Another one of the book’s motifs is how music can function as a wedge between generations. The character of Jules confuses his jazz-loving father by listening to prog rock. Growing up, did you use music to set yourself apart from your parents in any fashion?
I accepted all my parent’s music. I never thought, “I can’t like this, because my parents like it.” From classical to jazz to Broadway show tunes, I’d play those records when I was with them and play them when I wasn’t with them. It would’ve been hard — when I got into The Clash, for example, in high school, my mom liked it. When London Calling came out, that song “Spanish Bombs” was one of my mom’s favorites. But it’s not like listening to Pere Ubu, you know, [“Spanish Bombs” is] kind of poppy. But still, whether my parents liked it or didn’t like it wasn’t that important to me.
Is the musical relationship you had with your parents repeating itself with your children?
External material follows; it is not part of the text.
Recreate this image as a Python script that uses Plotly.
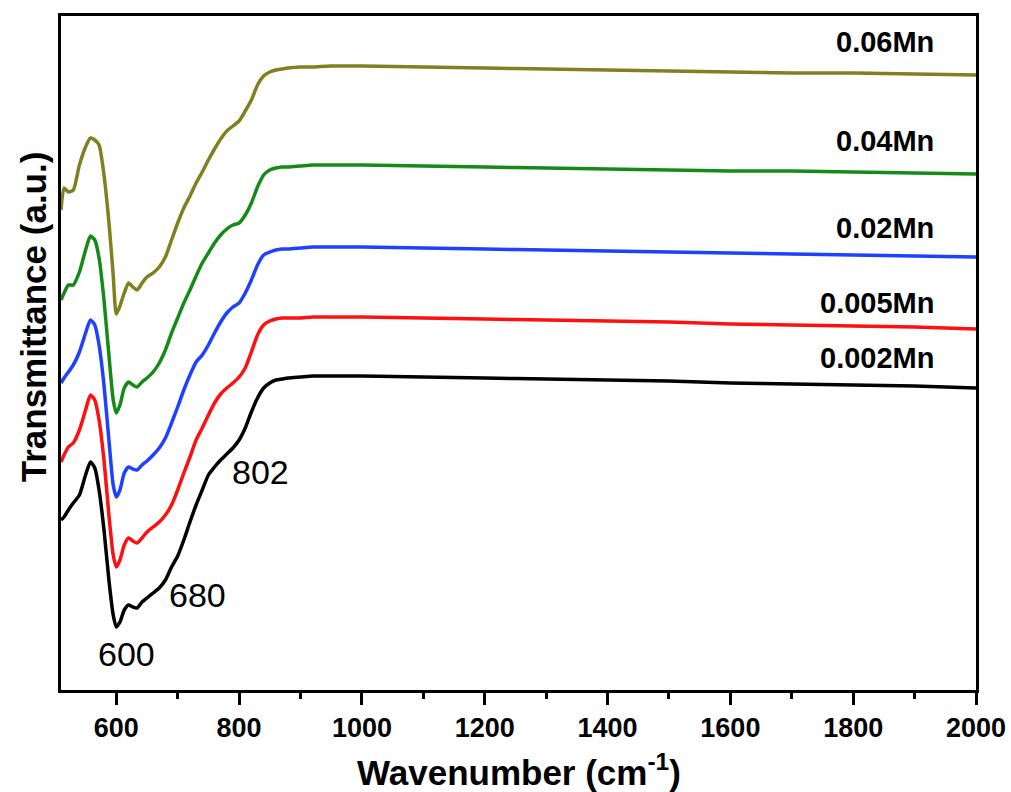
import plotly.graph_objects as go

wavenumber = [510, 515, 522, 530, 540, 550, 558, 565, 572, 580, 588, 595, 600, 606, 613, 620, 627, 634,
              642, 650, 660, 670, 680, 690, 700, 710, 720, 730, 740, 750, 760, 770, 780, 790, 800, 810,
              820, 830, 840, 850, 860, 870, 880, 900, 920, 950, 1000, 1100, 1200, 1300, 1400, 1500, 1600,
              1700, 1800, 1900, 2000]

mn_0002 = [170, 173, 180, 187, 195, 215, 228, 222, 200, 160, 110, 75, 63, 68, 80, 85, 83, 82, 88, 92, 97,
           102, 110, 123, 134, 150, 168, 185, 200, 215, 223, 230, 236, 242, 250, 262, 278, 292, 302, 307,
           310, 311, 312, 313, 314, 314, 314, 313, 312, 311, 310, 309, 307, 306, 305, 304, 302]
mn_0005 = [228, 235, 243, 247, 260, 280, 295, 290, 270, 230, 175, 135, 123, 130, 145, 152, 149, 147, 152,
           158, 163, 168, 175, 185, 200, 217, 233, 250, 262, 275, 287, 296, 302, 307, 313, 322, 338, 355,
           365, 369, 371, 372, 372, 372, 373, 373, 373, 372, 371, 370, 369, 368, 366, 365, 364, 363, 361]
mn_002 = [307, 312, 318, 325, 338, 357, 370, 365, 345, 305, 250, 205, 193, 200, 217, 223, 221, 220, 225,
          229, 235, 242, 252, 267, 283, 300, 315, 328, 335, 345, 357, 368, 377, 383, 387, 397, 410, 425,
          435, 438, 440, 441, 441, 442, 443, 443, 443, 442, 441, 440, 439, 438, 437, 436, 435, 434, 433]
mn_004 = [390, 397, 405, 405, 418, 440, 454, 450, 432, 390, 335, 290, 277, 285, 302, 308, 305, 303, 308,
          312, 318, 327, 340, 357, 372, 387, 400, 414, 427, 437, 447, 455, 461, 465, 467, 475, 487, 503,
          515, 520, 522, 523, 523, 524, 525, 525, 525, 524, 523, 522, 521, 520, 519, 519, 518, 517, 516]
mn_006 = [480, 502, 498, 500, 525, 543, 552, 550, 545, 515, 468, 415, 376, 384, 397, 407, 403, 400, 407,
          413, 417, 423, 433, 450, 467, 482, 494, 507, 518, 530, 541, 551, 559, 564, 569, 579, 590, 605,
          614, 618, 620, 621, 622, 623, 623, 624, 624, 623, 622, 621, 620, 619, 618, 617, 617, 616, 615]

series_names = ["0.002Mn", "0.005Mn", "0.02Mn", "0.04Mn", "0.06Mn"]
series_values = [mn_0002, mn_0005, mn_002, mn_004, mn_006]
series_colors = ["#000000", "#ff1010", "#1e40ff", "#168a16", "#808020"]
label_y = [332, 387, 462, 549, 648]

peak_labels = ["600", "680", "802"]
peak_x = [616, 732, 835]
peak_y = [36, 95, 218]

x_ticks = [600, 800, 1000, 1200, 1400, 1600, 1800, 2000]

fig = go.Figure()
for name, vals, col in zip(series_names, series_values, series_colors):
    fig.add_trace(go.Scatter(x=wavenumber, y=vals, mode="lines", name=name,
                             line=dict(color=col, width=3.5, shape="spline", smoothing=0.6)))

for name, ly in zip(series_names, label_y):
    fig.add_annotation(x=1935, y=ly, text="<b>%s</b>" % name, showarrow=False,
                       xanchor="right", yanchor="middle",
                       font=dict(family="Liberation Sans", size=29, color="black"))

for t, px, py in zip(peak_labels, peak_x, peak_y):
    fig.add_annotation(x=px, y=py, text=t, showarrow=False, xanchor="center", yanchor="middle",
                       font=dict(family="Liberation Sans", size=34, color="black"))

fig.add_annotation(xref="paper", yref="paper", x=0, y=0.553, xshift=-28, text="<b>Transmittance (a.u.)</b>",
                   textangle=-90, showarrow=False, xanchor="center", yanchor="middle",
                   font=dict(family="Liberation Sans", size=35, color="black"))
fig.add_annotation(xref="paper", yref="paper", x=0.5, y=0, yshift=-80,
                   text="<b>Wavenumber (cm<sup>-1</sup>)</b>", showarrow=False,
                   xanchor="center", yanchor="middle",
                   font=dict(family="Liberation Sans", size=35, color="black"))

fig.update_layout(
    width=1011, height=792, margin=dict(l=61, r=35, t=16, b=102, autoexpand=False),
    paper_bgcolor="white", plot_bgcolor="white", showlegend=False,
    font=dict(family="Liberation Sans", color="black"),
)
fig.update_xaxes(range=[510, 2000], tickvals=x_ticks, ticktext=["<b>%d</b>" % v for v in x_ticks],
                 ticks="outside", ticklen=12, tickwidth=2.5, tickcolor="black",
                 minor=dict(dtick=100, ticks="outside", ticklen=6, tickwidth=2.5, tickcolor="black"),
                 tickfont=dict(family="Liberation Sans", size=27, color="black"),
                 showline=True, linecolor="black", linewidth=2.5, mirror=True, showgrid=False,
                 zeroline=False, automargin=False)
fig.update_yaxes(range=[0, 674], showticklabels=False, ticks="", showline=True, linecolor="black",
                 linewidth=2.5, mirror=True, showgrid=False, zeroline=False, automargin=False)

fig.write_html("out.html")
I’m very musically accepting. I mean, I love hip-hop and I know a lot of parents who don’t love hip-hop and their kids do. But that’s not an issue for me. My son listens to a lot of stuff. Adele. He’s into that. The fact that he’s from Oakland means a lot to my son. He likes to listen to stuff like Wu-Tang. But it would be very hard to find music that I wouldn’t be able to take. Some shitty electronic stuff, probably, I can’t think of any examples. Initially the xx left me cold, but I like the new album a lot. My kids, they introduced me to that. They introduced me to the National. It’s great.
There must be something they play that you’re at least tired of hearing, no?
My daughter, who’s 11, likes to listen to pop. Carly Rae Jepsen. I’ll listen to it because I’m curious and I like pop. But having heard “Call Me Maybe” 415 times I really don’t ever need to hear it again.